Earlier this month, a federal judge ruled that American Needle’s case, originally filed in 2004, could move forward because the company, which had been a league cap licensee before the league’s 2000 decision, made a reasonable enough case that a jury could rule the league violated the Sherman Antitrust Act.
“The court finds that the evidence presented by American Needle would be sufficient to support a jury finding of a less competitive market following the exclusive licensing arrangement,” wrote Judge Sharon Coleman of the Northern Illinois federal court. “American Needle has offered evidence that despite the asserted wholesale price increases and output reductions that followed the exclusive Reebok license agreement, total revenue paid by consumers for NFL hats rose.”
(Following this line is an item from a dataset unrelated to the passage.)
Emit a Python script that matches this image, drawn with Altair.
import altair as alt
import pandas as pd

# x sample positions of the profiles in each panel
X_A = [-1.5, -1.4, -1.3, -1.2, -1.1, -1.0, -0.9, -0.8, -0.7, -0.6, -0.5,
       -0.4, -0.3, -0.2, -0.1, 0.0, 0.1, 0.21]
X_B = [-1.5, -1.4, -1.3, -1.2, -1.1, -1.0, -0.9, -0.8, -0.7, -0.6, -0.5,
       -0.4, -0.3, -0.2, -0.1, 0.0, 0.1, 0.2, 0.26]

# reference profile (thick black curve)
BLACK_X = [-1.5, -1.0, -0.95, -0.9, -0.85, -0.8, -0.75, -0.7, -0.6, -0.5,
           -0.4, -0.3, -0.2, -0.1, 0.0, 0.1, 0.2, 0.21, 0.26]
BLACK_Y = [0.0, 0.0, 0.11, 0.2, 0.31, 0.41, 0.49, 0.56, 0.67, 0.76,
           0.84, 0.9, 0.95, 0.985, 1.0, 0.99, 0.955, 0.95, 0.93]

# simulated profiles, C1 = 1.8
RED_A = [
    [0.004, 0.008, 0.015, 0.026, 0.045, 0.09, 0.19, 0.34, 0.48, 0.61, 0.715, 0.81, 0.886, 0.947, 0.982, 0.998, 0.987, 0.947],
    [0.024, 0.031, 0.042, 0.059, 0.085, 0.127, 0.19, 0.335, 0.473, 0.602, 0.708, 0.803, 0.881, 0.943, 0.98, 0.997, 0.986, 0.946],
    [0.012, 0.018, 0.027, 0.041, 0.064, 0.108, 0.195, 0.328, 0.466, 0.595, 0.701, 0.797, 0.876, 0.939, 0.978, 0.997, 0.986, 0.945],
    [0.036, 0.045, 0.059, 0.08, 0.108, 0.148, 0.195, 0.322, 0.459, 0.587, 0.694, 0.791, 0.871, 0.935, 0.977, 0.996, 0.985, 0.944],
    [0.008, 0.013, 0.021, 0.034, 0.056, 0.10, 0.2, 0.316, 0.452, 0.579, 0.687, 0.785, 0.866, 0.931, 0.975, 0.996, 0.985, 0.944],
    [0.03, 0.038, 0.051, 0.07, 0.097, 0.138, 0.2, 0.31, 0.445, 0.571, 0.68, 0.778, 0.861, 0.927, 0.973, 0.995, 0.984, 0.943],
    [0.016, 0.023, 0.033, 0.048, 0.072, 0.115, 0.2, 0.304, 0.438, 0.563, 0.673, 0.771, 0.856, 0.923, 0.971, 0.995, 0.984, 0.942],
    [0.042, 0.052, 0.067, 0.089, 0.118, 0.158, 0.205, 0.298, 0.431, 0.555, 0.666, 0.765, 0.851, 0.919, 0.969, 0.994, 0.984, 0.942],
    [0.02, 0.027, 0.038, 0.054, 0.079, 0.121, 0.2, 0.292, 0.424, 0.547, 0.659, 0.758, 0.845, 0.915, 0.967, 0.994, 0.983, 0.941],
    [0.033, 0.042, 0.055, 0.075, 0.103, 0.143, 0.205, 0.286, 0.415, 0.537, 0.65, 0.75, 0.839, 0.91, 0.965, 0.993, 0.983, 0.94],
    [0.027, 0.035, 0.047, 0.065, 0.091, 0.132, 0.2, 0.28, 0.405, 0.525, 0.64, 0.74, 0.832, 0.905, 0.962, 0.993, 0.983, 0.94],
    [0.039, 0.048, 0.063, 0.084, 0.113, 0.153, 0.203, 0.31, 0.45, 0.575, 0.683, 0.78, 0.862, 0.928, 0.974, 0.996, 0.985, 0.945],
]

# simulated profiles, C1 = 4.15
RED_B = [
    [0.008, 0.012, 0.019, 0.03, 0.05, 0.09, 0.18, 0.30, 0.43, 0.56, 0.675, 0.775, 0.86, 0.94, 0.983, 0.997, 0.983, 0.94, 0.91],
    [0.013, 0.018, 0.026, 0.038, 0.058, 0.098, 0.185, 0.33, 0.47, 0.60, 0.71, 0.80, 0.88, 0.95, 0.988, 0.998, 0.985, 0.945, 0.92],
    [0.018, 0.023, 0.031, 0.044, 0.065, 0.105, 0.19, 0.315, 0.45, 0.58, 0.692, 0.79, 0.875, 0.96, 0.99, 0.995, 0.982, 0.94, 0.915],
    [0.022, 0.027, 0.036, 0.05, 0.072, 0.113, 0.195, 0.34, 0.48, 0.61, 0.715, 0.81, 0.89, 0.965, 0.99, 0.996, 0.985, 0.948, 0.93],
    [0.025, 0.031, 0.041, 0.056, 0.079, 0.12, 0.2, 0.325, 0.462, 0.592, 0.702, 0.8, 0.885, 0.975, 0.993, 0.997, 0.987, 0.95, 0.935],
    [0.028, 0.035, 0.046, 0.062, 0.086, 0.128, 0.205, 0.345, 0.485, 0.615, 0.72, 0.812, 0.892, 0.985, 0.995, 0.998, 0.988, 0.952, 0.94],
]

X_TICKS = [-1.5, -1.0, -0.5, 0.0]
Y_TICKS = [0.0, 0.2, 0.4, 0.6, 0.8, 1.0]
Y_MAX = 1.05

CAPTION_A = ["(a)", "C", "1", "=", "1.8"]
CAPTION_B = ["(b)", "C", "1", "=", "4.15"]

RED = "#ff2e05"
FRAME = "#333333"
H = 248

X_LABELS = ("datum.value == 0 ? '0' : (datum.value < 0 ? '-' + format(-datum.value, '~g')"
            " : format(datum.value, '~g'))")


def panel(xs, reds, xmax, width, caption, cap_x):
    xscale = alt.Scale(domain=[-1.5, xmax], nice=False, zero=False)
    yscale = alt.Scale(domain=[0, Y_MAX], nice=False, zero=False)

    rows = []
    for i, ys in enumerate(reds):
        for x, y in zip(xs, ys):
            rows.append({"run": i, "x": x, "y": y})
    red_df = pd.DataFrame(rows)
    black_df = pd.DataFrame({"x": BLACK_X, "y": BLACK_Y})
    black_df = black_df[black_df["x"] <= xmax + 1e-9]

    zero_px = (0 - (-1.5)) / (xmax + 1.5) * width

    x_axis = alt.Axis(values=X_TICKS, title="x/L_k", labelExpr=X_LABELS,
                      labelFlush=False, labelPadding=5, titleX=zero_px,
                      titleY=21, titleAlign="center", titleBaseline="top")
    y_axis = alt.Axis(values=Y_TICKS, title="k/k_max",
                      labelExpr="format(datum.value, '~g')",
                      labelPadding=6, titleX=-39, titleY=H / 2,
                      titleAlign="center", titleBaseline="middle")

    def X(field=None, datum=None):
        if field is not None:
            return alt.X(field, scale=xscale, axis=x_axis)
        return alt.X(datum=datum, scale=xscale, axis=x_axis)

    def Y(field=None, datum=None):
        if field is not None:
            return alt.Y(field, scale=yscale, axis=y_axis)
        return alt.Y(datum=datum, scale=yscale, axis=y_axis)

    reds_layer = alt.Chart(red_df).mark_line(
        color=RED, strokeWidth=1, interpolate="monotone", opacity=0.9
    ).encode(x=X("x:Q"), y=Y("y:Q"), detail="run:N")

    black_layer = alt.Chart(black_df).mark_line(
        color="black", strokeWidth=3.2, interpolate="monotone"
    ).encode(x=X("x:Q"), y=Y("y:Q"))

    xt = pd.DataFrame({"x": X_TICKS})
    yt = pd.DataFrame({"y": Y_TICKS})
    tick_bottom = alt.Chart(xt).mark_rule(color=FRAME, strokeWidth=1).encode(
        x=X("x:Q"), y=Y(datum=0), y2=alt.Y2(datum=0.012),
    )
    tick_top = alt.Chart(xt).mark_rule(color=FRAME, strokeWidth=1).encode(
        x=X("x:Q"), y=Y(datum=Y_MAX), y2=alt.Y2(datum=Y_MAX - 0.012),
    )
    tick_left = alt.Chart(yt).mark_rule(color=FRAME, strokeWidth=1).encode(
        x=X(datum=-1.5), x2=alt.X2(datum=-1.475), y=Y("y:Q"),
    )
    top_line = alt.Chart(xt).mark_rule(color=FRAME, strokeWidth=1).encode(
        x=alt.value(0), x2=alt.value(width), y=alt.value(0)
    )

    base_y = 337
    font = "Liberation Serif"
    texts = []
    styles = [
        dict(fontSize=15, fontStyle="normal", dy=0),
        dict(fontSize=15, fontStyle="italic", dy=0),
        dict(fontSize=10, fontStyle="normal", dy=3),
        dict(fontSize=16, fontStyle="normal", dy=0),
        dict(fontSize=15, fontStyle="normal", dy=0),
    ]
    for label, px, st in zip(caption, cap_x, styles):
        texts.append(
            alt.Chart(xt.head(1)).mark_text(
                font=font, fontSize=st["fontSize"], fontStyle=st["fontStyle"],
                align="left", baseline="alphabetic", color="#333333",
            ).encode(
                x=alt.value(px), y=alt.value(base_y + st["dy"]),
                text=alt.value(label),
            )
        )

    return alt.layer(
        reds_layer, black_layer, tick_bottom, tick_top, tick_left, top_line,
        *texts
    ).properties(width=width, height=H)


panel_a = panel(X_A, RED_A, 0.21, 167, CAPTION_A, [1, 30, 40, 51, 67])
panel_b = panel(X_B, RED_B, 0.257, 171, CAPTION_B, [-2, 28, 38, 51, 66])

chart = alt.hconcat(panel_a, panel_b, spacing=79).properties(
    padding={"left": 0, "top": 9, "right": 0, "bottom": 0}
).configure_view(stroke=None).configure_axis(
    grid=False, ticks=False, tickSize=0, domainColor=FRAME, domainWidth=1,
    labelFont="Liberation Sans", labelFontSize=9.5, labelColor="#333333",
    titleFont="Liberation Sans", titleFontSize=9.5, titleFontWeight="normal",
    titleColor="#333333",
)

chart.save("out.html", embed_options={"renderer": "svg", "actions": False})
The judge rejected the NFL’s contention that the waiver agreement American Needle signed to bid on the cap license in 2000 meant the firm could not bring the lawsuit. Coleman also denied another NFL argument, that even had it given licenses to three cap makers in 2000, American Needle would not have been one of them. To that, Coleman responded that even the three-licensee approach could have been an antitrust violation, and she wrote there is no evidence that American Needle had not been a good licensee and thus could have retained its license.
John Goldman, a partner at Herrick, Feinstein who specializes in sports, said the judge’s ruling surprised him. He called it a win for American Needle.
“If I am American Needle, I am feeling better about this decision than if I am the NFL, because I am alive,” he said.
Goldman said the decision is notable because it calls into question the right of sports leagues to have exclusive licensing deals.
Reebok is no longer the cap and apparel licensee of the NFL, ceding that role in 2012. Nike is the official apparel manufacturer of the NFL, and New Era boasts the cap designation.
Gary Roberts, a former NFL outside counsel and dean emeritus of the Indiana University law school, said it is unsurprising that in an antitrust case a defendant has its bid to dismiss a case denied. “These are issues that juries are supposed to resolve,” he wrote in an email.
The NFL got one victory when Coleman rejected American Needle’s motion that she rule in its favor right away.
The parties are due for a status conference before the judge this week, where they may answer whether they will engage in settlement talks. The judge ordered them to reply by last week whether they wished to engage the services of a magistrate judge for such discussions.